There are three benchmarks in benchmark_test.go that compare the performance of go-restructure to that of the standard library regexp package. go-restructure uses a very slightly modified version of the regexp package so the performance of the core regular expression evaluator is very similar; most of the difference is therefore associated with the overhead of reflection.

These benchmarks were computed using go test -bench=. on an 2.8 GHz Intel Core i7 processor running OSX 10.10.5.

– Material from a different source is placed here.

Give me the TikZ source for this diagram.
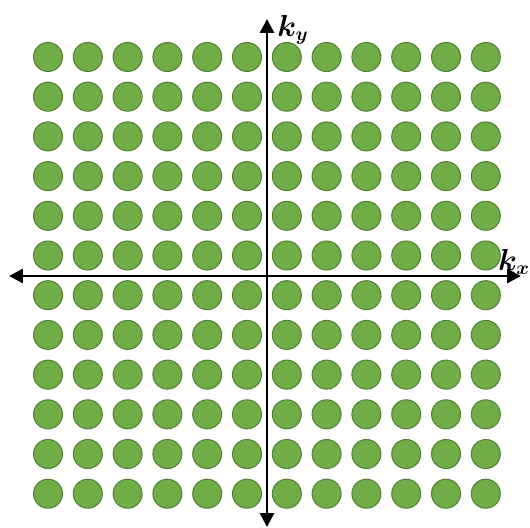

The first benchmark involves finding the first floating point number in a string of a few thousand characters. go-restructure takes around 8% longer than the standard library:

go-restructure		32428 ns/op
stdlib/regexp		30060 ns/op

The second benchmark involves parsing a short email address. go-restructure takes around 40% longer than the standard library:

go-restructure		1188 ns/op
stdlib/regexp		844 ns/op

The third benchmark involves finding all python import statements in a file of around one hundred lines of python source. go-restructure takes around 2x longer than the standard library:

go-restructure		695 ns/op
stdlib/regexp		337 ns/op

The high overhead for go-restructure on the last benchmark is probably due to go-restructure allocating a struct to hold the results of each match found by FindAll. In most cases this performance overhead will be a small price to pay for composable, inspectable regular expressions, particularly when it amonuts to the difference between one third of a microsecond and two thirds of a microsecond. However, applications that execute a very large number of regular expressions for which performance is critical may be well advised to use the standard library regexp package directly.